What's Happening?
The Czech Republic and Slovakia are preparing to implement the EU Pay Transparency Directive, with Slovakia taking a more proactive approach than its neighbor. Slovakia has already introduced a draft law focused on equal pay for men and women, which includes
detailed requirements for salary transparency in job advertisements and during employment. The Czech Republic, on the other hand, is pursuing a minimalist approach, aiming to meet EU requirements with minimal burden on employers. The Czech draft legislation is expected to take effect in 2027, with phased reporting requirements extending to 2031.
Why It's Important?
The implementation of the EU Pay Transparency Directive in these countries highlights the varying approaches to labor law compliance within the EU. Slovakia's detailed legislation could set a precedent for other countries, potentially leading to more robust pay transparency measures across Europe.
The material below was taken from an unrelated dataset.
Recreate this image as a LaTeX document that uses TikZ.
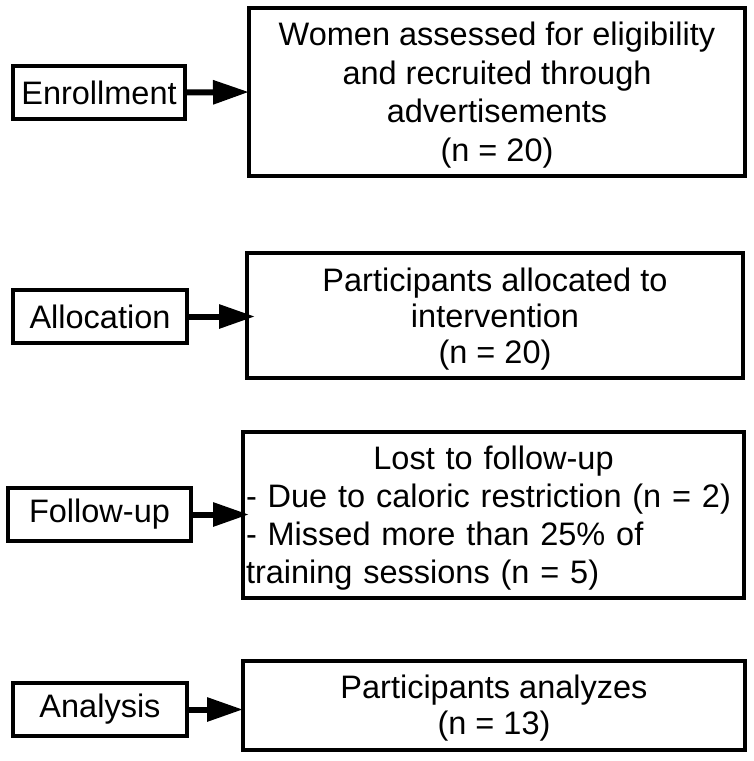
\documentclass[tikz,border=0pt]{standalone}
\usepackage{fontspec}
\setmainfont{Liberation Sans}
\usetikzlibrary{arrows.meta}
\newcommand{\topstrut}{\rule{0pt}{30pt}}
\newcommand{\botstrut}{\rule[-6pt]{0pt}{6pt}}
\tikzset{
  box/.style={draw=black, line width=3.3pt, inner sep=0pt, outer sep=0pt, align=center,
    font=\fontsize{32.5}{39}\selectfont},
  lbox/.style={box, minimum height=53pt},
  arr/.style={line width=6pt, -{Triangle[length=36pt,width=23pt]}}
}
\begin{document}
\begin{tikzpicture}[x=1pt,y=-1pt]
\useasboundingbox (0,0) rectangle (754,761);
% left boxes
\node[lbox, minimum width=172pt] (l1) at (99,92.5) {Enrollment};
\node[lbox, minimum width=174pt] (l2) at (100,316.5) {Allocation};
\node[lbox, minimum width=183pt] (l3) at (99.5,514.5) {Follow-up};
\node[lbox, minimum width=174pt] (l4) at (100,709.5) {Analysis};
% right boxes
\node[box, minimum width=496pt, minimum height=168pt, font=\fontsize{32.5}{38.5}\selectfont] (r1) at (497,92)
  {\topstrut Women assessed for eligibility\\and recruited through\\advertisements\\(n = 20)\botstrut};
\node[box, minimum width=496pt, minimum height=125pt, font=\fontsize{32.5}{36}\selectfont] (r2) at (495,315.5)
  {\topstrut Participants allocated to\\intervention\\(n = 20)\botstrut};
\node[box, minimum width=501pt, minimum height=166pt, text width=495pt, align=left, font=\fontsize{32.5}{38}\selectfont] (r3) at (493.5,515)
  {\makebox[495pt]{\topstrut Lost to follow-up}\\- Due to caloric restriction (n = 2)\\- Missed more than 25\% of\\training sessions (n = 5)\botstrut};
\node[box, minimum width=502pt, minimum height=89pt, font=\fontsize{32.5}{36}\selectfont] (r4) at (494,705.5)
  {\rule{0pt}{28pt}Participants analyzes\\(n = 13)\botstrut};
% arrows
\draw[arr] (l1.east) -- (r1.west);
\draw[arr] (l2.east) -- ([xshift=8pt]r2.west |- l2.east);
\draw[arr] (l3.east) -- ([xshift=6pt]r3.west |- l3.east);
\draw[arr] (l4.east) -- (r4.west |- l4.east);
\end{tikzpicture}
\end{document}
For businesses operating in these regions, understanding and adapting to these new regulations will be crucial. The directive aims to reduce gender pay gaps and promote fair remuneration practices, which could have significant implications for workplace equality and employee satisfaction.
What's Next?
As the implementation deadline approaches, businesses in both countries will need to review and possibly adjust their pay structures and transparency practices. Slovakia's detailed approach may lead to earlier compliance, while the Czech Republic's phased implementation could provide more time for businesses to adapt. The success of these measures could influence future EU directives and labor policies, potentially leading to broader changes in how pay transparency is regulated across the continent.